Il presidente della Repubblica del Mozambico, Filipe Nyusi, ha annunciato che il suo Paese ha ufficialmente iniziato ad esportare gas naturale liquefatto (GNL) prodotto dall’impianto offshore Coral Sul, gestito dalla compagnia italiana Eni, al largo della costa nord, dove sono in corso ancora scontri tra l’esercito e i ribelli jihadisti degli al-sheebab.
Anche se in realtà ad aver fatto tutto il lavoro sono multinazionali energetiche come Eni e che di questa immensa torta al Mozambico restano un po’ di royalities, qualche mancia e iniziative di greenwashing ambientale e sociale, Nyusi ha affermato che «E’ con grande onore che annuncio l’inizio della prima esportazione di gas naturale liquefatto. Un tanker, il “British Sponsor”, sta lasciando le acque del Mozambico per il mercato internazionale. Oggi il Mozambico entra negli annali della storia mondiale come uno dei Paesi esportatori di GNL».
Il Mozambico ripone grandi speranze sui vasti giacimenti di gas naturale, i più grandi mai trovati a sud del Sahara, scoperti nella provincia settentrionale di Cabo Delgado nel 2010 e che lo potrebbero far diventare uno dei 10 maggiori esportatori mondiali di GNL. Ma, subito dopo che è stata rivelata la presenza di questi giacimenti il Paese è stato colpito da una sorta di maledizione delle risorse: è scoppiata un’insurrezione condotta da militanti legati allo Stato Islamico provenienti anche dalla Tanzania che ha messo in dubbio la possibilità di gestire in sicurezza le esplorazione dei giacimenti di gas e che ha a lungo bloccato i progressi per il loro sfruttamento. Una guerra che, secondo l’ONG ACLED, negli ultimi 5 anni ha fatto più di 4.100 morti, decine di migliaia di feriti e centinaia di migliaia di profughi.

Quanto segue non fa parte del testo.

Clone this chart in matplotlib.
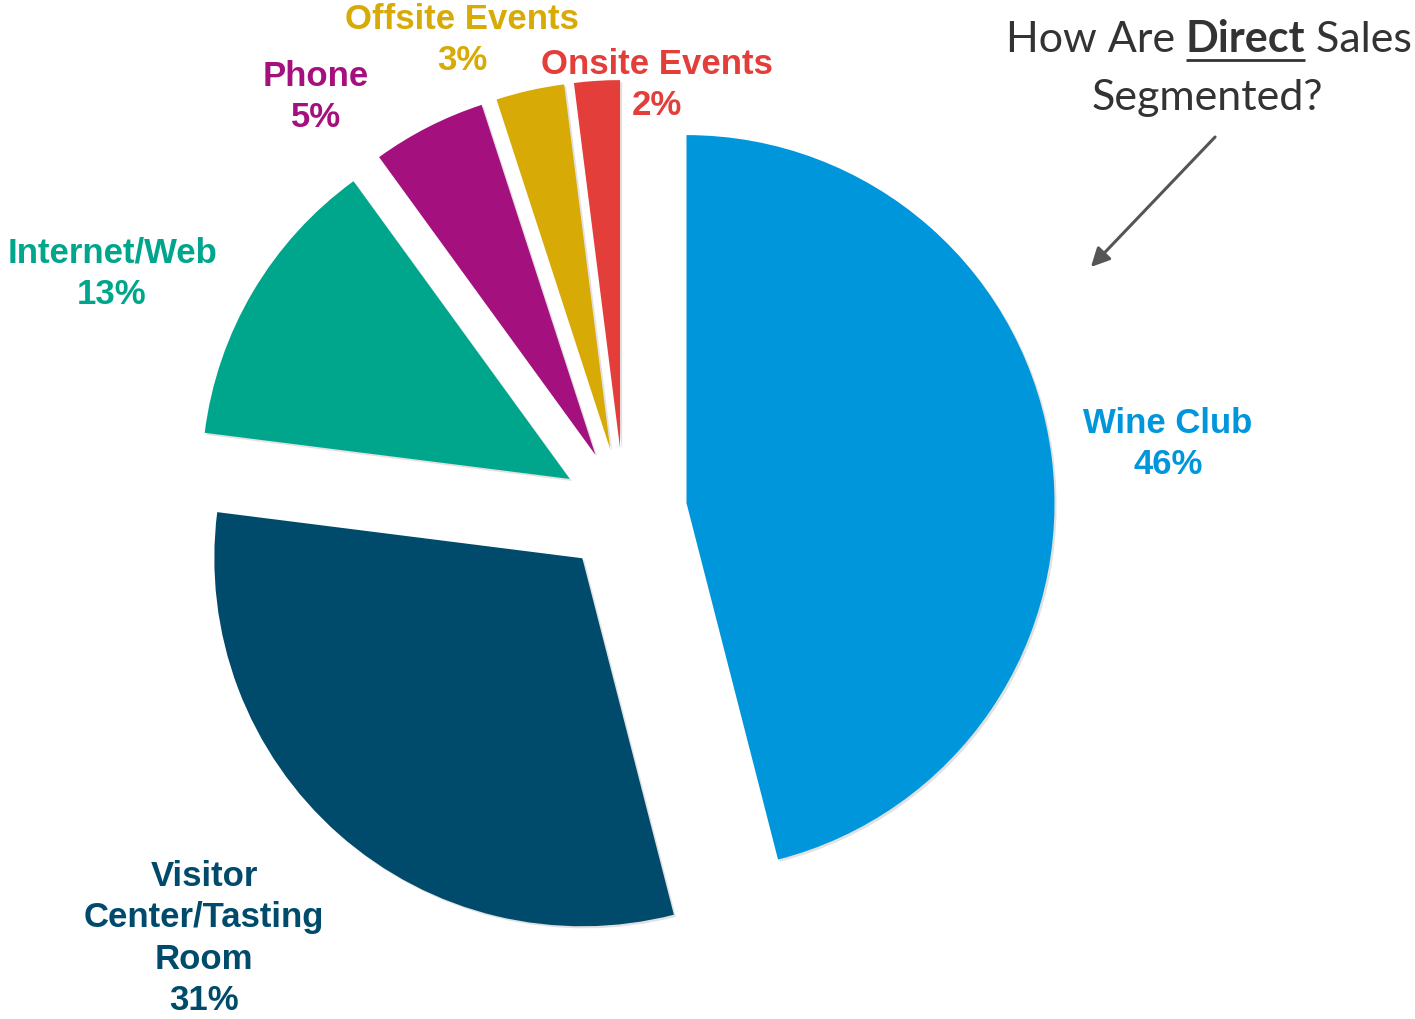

Poi, come la nemesi del cambiamento climatico innescato dai combustibili fossili, la provincia di Cabo Delgado e la costa nord del Mozambico sono state colpite da una serie di giganteschi cicloni che non si erano mai visti prima e che hanno fatto vittime e danni incalcolabili dai quali la popolazione non si è ancora ripresa.
Questa prima spedizione di GNL avviene nell’ambito di un accordo di acquisto a lungo termine firmato con il colosso britannico British Petroleum (BP), socio in affari di Eni in Mozambico.
Secondo i dati dell’International energy agency, (Iea) la produzione di Coral Sul FLNG, la struttura offshore che produce GNL operata da Eni e inaugurata il 3 gennaio, dovrebbe essere di 3,37 milioni di tonnellate di gas naturale liquefatto all’anno, che equivale al 77% dell’estrazione annuale di gas naturale in Mozambico nel 2020. Un investimento tecnico ed economico enorme fatto per realizzare guadagni altrettanto enormi, non certo per mantenere i combustibili fossili sotto terra o sotto il fondale marino, come richiederebbe l’Accordo di Parigi,
Nel 2012 in Mozambico era stato scoperto il giacimento di gas nel bacino di Rovuma, stimato in circa 4,5 miliardi di m3. Nel 2017 il governo mozambicano ha firmato un accordo per il suo sfruttamento con il Mozambico Rovuma Venture SpA, una joint venture tra ExxonMobil, Eni e la cinese CNPC, la cui partecipazione al progetto è del 70%. Allo stesso modo, la compagnia statale mozambicana ENH, la GALP portoghese e la KOGAS sudcoreana hanno ciascuna una quota del 10%.
Ecco, guardando dal Mozambico verso Piombino, Ravenna e qualche porto italiano si capisce meglio perché l’arrivo dei rigassificatori in Italia era già scritto da molto prima che iniziasse la guerra in Ucraina e perché la guerra in Ucraina è stata l’occasione inattesa per sbrigare in maniera spiccia ed emergenziale una faccenda che in tempo di pace avrebbe richiesto ben altra strategia, pazienza e prudenza politica. Si capisce perché dal Mozambico a Piombino si sia saldato un accordo bipartisan fatto di non detto e di greenwashing e blackwashing politico e gioco delle parti istituzionale a Piombino, Firenze, Roma e Bruxelles.
Il sovranismo energetico italiano con il gas di Cabo Delgado, altro che quelle 4 gocce di gas italiano da trivellare nell’Adriatico scosso dal terremoto!